There are a couple different classes of radar detectors that can fit nearly any vehicle. The two main options are an aftermarket, full installation of radar detectors into your car or truck – or a more DIY method where you buy and set up a detector yourself (usually with a dashboard mount, etc.). It's common for customers to wonder which is best, so let's talk about some of the most important points.
One of the first questions that people have about radar detectors is if they really are legal. Laws vary a bit by state and even city, but in general passive detectors – which detect a variety of different speed-measuring techniques – are legal with only a couple exceptions. Active detectors – which jam signals – are illegal. Commercial detectors sold on the market are always passive, so there's not much to worry about here. There's no difference between full installations and dashboard detectors here.

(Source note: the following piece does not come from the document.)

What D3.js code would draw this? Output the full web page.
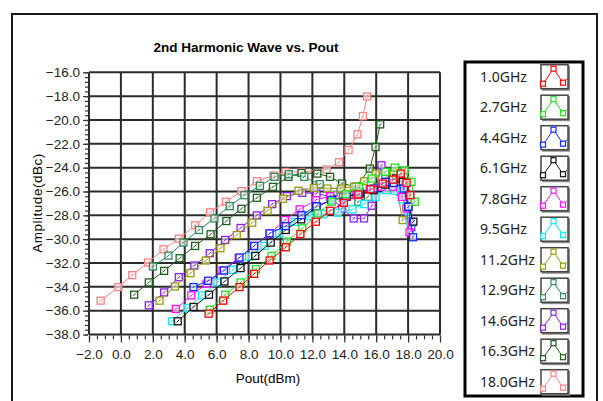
<!DOCTYPE html>
<meta charset="utf-8">
<title>2nd Harmonic Wave vs. Pout</title>
<style>
  body { margin: 0; background: #fff; }
  svg { display: block; font-family: "Liberation Sans", Arial, sans-serif; }
</style>
<body>
<script src="https://d3js.org/d3.v7.min.js"></script>
<script>
// frequencies shown in the legend
const freqs = ["1.0GHz", "2.7GHz", "4.4GHz", "6.1GHz", "7.8GHz", "9.5GHz",
               "11.2GHz", "12.9GHz", "14.6GHz", "16.3GHz", "18.0GHz"];

// [Pout dBm, amplitude dBc]
const f1_0 = [[5.5,-36.25],[6.41,-35.16],[7.43,-34.02],[8.35,-32.91],[9.32,-31.79],[10.33,-30.68],[11.25,-29.57],[12.22,-28.54],[13.11,-27.62],[13.98,-26.95],[14.88,-26.25],[15.65,-25.81],[16.4,-25.33],[17.05,-25.0],[17.54,-24.5],[17.9,-25.28],[18.14,-26.31]];
const f2_7 = [[5.57,-35.92],[6.53,-34.66],[7.5,-33.63],[8.47,-32.52],[9.44,-31.4],[10.4,-30.21],[11.37,-29.09],[12.34,-27.84],[13.23,-26.86],[14.1,-26.22],[14.92,-25.61],[15.72,-24.91],[16.57,-24.36],[17.17,-24.0],[17.78,-24.22],[18.21,-25.19],[18.43,-26.86]];
const f4_4 = [[4.55,-34.02],[5.47,-33.49],[6.46,-32.63],[7.43,-31.54],[8.35,-30.57],[9.32,-29.51],[10.33,-28.9],[11.32,-27.98],[12.26,-27.23],[13.18,-26.72],[14.1,-26.45],[14.95,-26.03],[15.84,-25.75],[16.57,-25.19],[17.1,-25.28],[17.73,-25.75],[18.02,-27.28],[18.31,-29.84]];
const f6_1 = [[3.56,-36.89],[4.55,-35.69],[5.52,-34.66],[6.49,-33.55],[7.5,-32.43],[8.42,-31.4],[9.39,-30.29],[10.33,-29.23],[11.3,-28.34],[12.26,-27.28],[13.23,-26.72],[14.15,-26.45],[15.0,-26.17],[15.84,-25.89],[16.57,-25.42],[17.25,-24.91],[17.66,-25.19],[18.02,-27.28],[18.33,-28.53]];
const f7_8 = [[3.44,-35.86],[4.41,-34.72],[5.37,-33.74],[6.37,-32.63],[7.38,-31.6],[8.35,-30.57],[9.32,-29.55],[10.28,-28.4],[11.2,-27.5],[12.22,-26.72],[13.11,-26.39],[13.91,-26.5],[14.76,-26.3],[15.6,-25.83],[16.33,-25.6],[17.05,-25.6],[17.61,-26.45],[17.9,-27.42],[18.09,-29.43]];
const f9_5 = [[3.2,-36.89],[4.17,-35.78],[5.08,-34.72],[6.05,-33.63],[7.02,-32.57],[8.03,-31.46],[9.0,-30.57],[9.92,-29.51],[10.89,-28.54],[11.81,-28.06],[12.7,-27.92],[13.6,-27.78],[14.51,-27.5],[15.24,-27.06],[15.96,-26.45],[16.64,-25.89],[17.17,-25.94],[17.66,-26.67],[17.97,-27.62],[18.15,-28.6]];
const f11_2 = [[2.42,-35.16],[3.39,-33.97],[4.36,-32.85],[5.33,-31.79],[6.24,-30.76],[7.26,-29.65],[8.23,-28.62],[9.19,-27.62],[10.16,-26.61],[11.13,-25.94],[12.1,-25.7],[12.94,-25.75],[13.79,-25.75],[14.63,-25.6],[15.24,-25.14],[15.96,-24.5],[16.57,-24.36],[17.1,-24.5],[17.66,-28.4]];
const f12_9 = [[2.01,-32.29],[2.98,-31.38],[3.92,-30.29],[4.89,-29.23],[5.86,-28.26],[6.82,-27.23],[7.74,-26.31],[8.71,-25.53],[9.63,-24.77],[10.52,-24.55],[11.49,-24.77],[12.46,-25.39],[13.33,-26.03],[14.15,-26.31],[14.88,-26.86],[15.48,-26.45],[16.09,-25.6],[16.57,-24.9],[17.05,-24.5],[17.54,-24.6],[17.9,-26.4],[18.14,-26.86]];
const f14_6 = [[1.75,-35.55],[2.71,-34.47],[3.63,-33.19],[4.6,-32.21],[5.57,-31.18],[6.53,-30.07],[7.5,-29.06],[8.52,-28.01],[9.48,-27.06],[10.4,-26.39],[11.37,-26.11],[12.26,-26.17],[13.14,-26.45],[13.86,-27.42],[14.59,-28.26],[15.24,-28.26],[15.72,-27.2],[16.33,-23.8],[17.0,-25.6],[17.5,-26.0],[18.0,-28.0],[18.2,-29.0]];
const f16_3 = [[0.83,-34.66],[1.75,-33.63],[2.71,-32.66],[3.68,-31.6],[4.65,-30.57],[5.62,-29.59],[6.61,-28.48],[7.55,-27.45],[8.52,-26.53],[9.53,-25.61],[10.5,-24.77],[11.32,-24.44],[12.31,-24.5],[13.11,-24.77],[13.86,-25.33],[14.75,-25.6],[15.6,-24.08],[15.96,-22.27],[16.25,-20.37]];
const f18_0 = [[-1.27,-35.16],[-0.16,-34.02],[0.71,-33.02],[1.7,-31.96],[2.67,-30.85],[3.63,-29.96],[4.65,-28.84],[5.59,-27.75],[6.58,-26.86],[7.55,-25.97],[8.52,-25.14],[9.56,-24.66],[10.33,-24.36],[11.32,-24.36],[12.89,-24.16],[13.67,-23.55],[14.27,-22.52],[14.83,-21.21],[15.17,-19.68],[15.43,-18.03]];

const seriesData = [f1_0, f2_7, f4_4, f6_1, f7_8, f9_5, f11_2, f12_9, f14_6, f16_3, f18_0];
const colors = ["#ff0000", "#22e022", "#0a2aff", "#111111", "#ff10ff", "#10e8f8",
                "#9a9a10", "#2e8b57", "#8a20f0", "#1c5e1c", "#ff8080"];

const xTicks = d3.range(-2, 20.01, 2);
const yTicks = d3.range(-38, -15.99, 2);

const W = 603, H = 401;
const svg = d3.select("body").append("svg")
  .attr("width", W).attr("height", H);

// outer frame
svg.append("rect")
  .attr("x", 12).attr("y", 14).attr("width", 585).attr("height", 400)
  .attr("fill", "#fff").attr("stroke", "#1a1a1a").attr("stroke-width", 2);

const x = d3.scaleLinear().domain([-2, 20]).range([89, 440]);
const y = d3.scaleLinear().domain([-38, -16]).range([334.5, 72.3]);

// title
svg.append("text")
  .attr("x", 246).attr("y", 52)
  .attr("text-anchor", "middle")
  .style("font-size", "13.5px").style("font-weight", "bold")
  .text("2nd Harmonic Wave vs. Pout");

// grid
const grid = svg.append("g").attr("stroke", "#2b2b2b").attr("stroke-width", 2);
grid.selectAll(".vx").data(xTicks).enter().append("line")
  .attr("x1", d => x(d)).attr("x2", d => x(d))
  .attr("y1", y(-16)).attr("y2", y(-38));
grid.selectAll(".hy").data(yTicks).enter().append("line")
  .attr("x1", x(-2)).attr("x2", x(20))
  .attr("y1", d => y(d)).attr("y2", d => y(d));

// x axis with minor ticks
const xAxis = d3.axisBottom(x).tickValues(xTicks).tickFormat(d3.format(".1f"))
  .tickSize(7).tickPadding(7);
const gx = svg.append("g").attr("transform", `translate(0,${y(-38) + 1})`).call(xAxis);
gx.select(".domain").remove();
svg.append("g").attr("transform", `translate(0,${y(-38) + 1})`)
  .call(d3.axisBottom(x).tickValues(d3.range(-2, 20.01, 0.5)).tickSize(4).tickFormat(""))
  .select(".domain").remove();

// y axis with minor ticks
const yAxis = d3.axisLeft(y).tickValues(yTicks).tickFormat(d3.format(".1f"))
  .tickSize(5).tickPadding(3);
const gy = svg.append("g").attr("transform", `translate(${x(-2) - 1},0)`).call(yAxis);
gy.select(".domain").remove();
svg.append("g").attr("transform", `translate(${x(-2) - 1},0)`)
  .call(d3.axisLeft(y).tickValues(d3.range(-38, -15.99, 0.4)).tickSize(3).tickFormat(""))
  .select(".domain").remove();

svg.selectAll(".tick text")
  .style("font-size", "13.5px").style("fill", "#222")
  .style("font-family", "'Liberation Sans', Arial, sans-serif");
svg.selectAll(".tick line").attr("stroke", "#333").attr("stroke-width", 1.2);

// axis titles
svg.append("text")
  .attr("transform", "translate(42,203) rotate(-90)")
  .attr("text-anchor", "middle")
  .style("font-size", "13.5px").style("letter-spacing", "0.5px")
  .text("Amplitude(dBc)");
svg.append("text")
  .attr("x", 268).attr("y", 383)
  .attr("text-anchor", "middle")
  .style("font-size", "13.5px")
  .text("Pout(dBm)");

// series (drawn last-to-first so low frequencies sit on top)
const line = d3.line().x(d => x(d[0])).y(d => y(d[1]));
const order = d3.range(seriesData.length).reverse();
const plot = svg.append("g");
order.forEach(i => {
  const g = plot.append("g");
  g.append("path").datum(seriesData[i])
    .attr("d", line).attr("fill", "none")
    .attr("stroke", colors[i]).attr("stroke-width", 1);
  const m = g.selectAll("g").data(seriesData[i]).enter().append("g")
    .attr("transform", d => `translate(${x(d[0])},${y(d[1])})`);
  m.append("rect").attr("x", -3.5).attr("y", -3.5).attr("width", 7).attr("height", 7)
    .attr("fill", "#fff").attr("fill-opacity", 0.6)
    .attr("stroke", colors[i]).attr("stroke-width", 1.3);
  m.append("line").attr("x1", -1.2).attr("y1", 1.2).attr("x2", 1.2).attr("y2", -1.2)
    .attr("stroke", colors[i]).attr("stroke-width", 1);
});

// legend
const legX = 465, legY = 62, legW = 118, legH = 334;
svg.append("rect")
  .attr("x", legX).attr("y", legY).attr("width", legW).attr("height", legH)
  .attr("fill", "#fff").attr("stroke", "#000").attr("stroke-width", 3);

const ly = d3.scalePoint().domain(freqs).range([76.7, 381.7]);
const items = svg.selectAll(".leg").data(freqs).enter().append("g")
  .attr("transform", d => `translate(0,${ly(d)})`);
items.append("text")
  .attr("x", 480).attr("y", 5)
  .style("font-size", "14px").style("fill", "#222")
  .style("font-family", "'Noto Sans', 'Open Sans', sans-serif")
  .text(d => d);
items.append("rect")
  .attr("x", 542).attr("y", -11).attr("width", 28).attr("height", 25)
  .attr("fill", "#888");
items.append("rect")
  .attr("x", 541).attr("y", -12).attr("width", 27).attr("height", 24)
  .attr("fill", "#fff").attr("stroke", "#444").attr("stroke-width", 1.5);
const icon = [[-1, 9], [2, 7], [12.5, -8], [22, 6], [26, 2]];
const iconLine = d3.line().x(d => 541 + d[0]).y(d => d[1]);
items.append("path")
  .attr("d", iconLine(icon))
  .attr("fill", "none")
  .attr("stroke", (d, i) => colors[i]).attr("stroke-width", 1);
[[2, 7], [12.5, -8], [22, 6]].forEach(p => {
  items.append("rect")
    .attr("x", 541 + p[0] - 2.5).attr("y", p[1] - 2.5)
    .attr("width", 5).attr("height", 5)
    .attr("fill", "#fff").attr("stroke", (d, i) => colors[i]).attr("stroke-width", 1.2);
});
</script>
</body>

Typically, a full installation will put radar detector control and information alongside your other vehicle controls and readouts, which saves on space. You'll need to find room for those that are mounted in other ways.
Generally speaking there's not much different between the two radar detector options here. However, full installations tend to be an option limited to more advanced detectors, which means they may have more features per model but fewer models that are compatible with your vehicle (based on manufacturer decisions). However, there's no significant difference in how either detector performs. In fact, the same manufacturers tend to make models for both full installations and quick DIYs.
Radar detectors with a full aftermarket installation will blend in with the rest of your vehicle equipment. Colors are matched so everything flows together. DIY must always be perched or mounted, which looks a little more awkward. This is obviously more important to some buyers than others.
Aftermarket installations are generally more expensive than dashboard mounts. We're seeing prices fall as full installation possibilities grow, but you'll probably still have to pay more. How much depends on the model of the detector and your vehicle.
If the radar detector you have your eye on has extensive app abilities, you may not need a full dashboard installation. After all, when you're going to be looking at your phone anyway, incorporated dashboard readout doesn't have much of a point.
Full installations can't usually be removed, which is problematic for older vehicles or people who plan on switching vehicles within the next few years.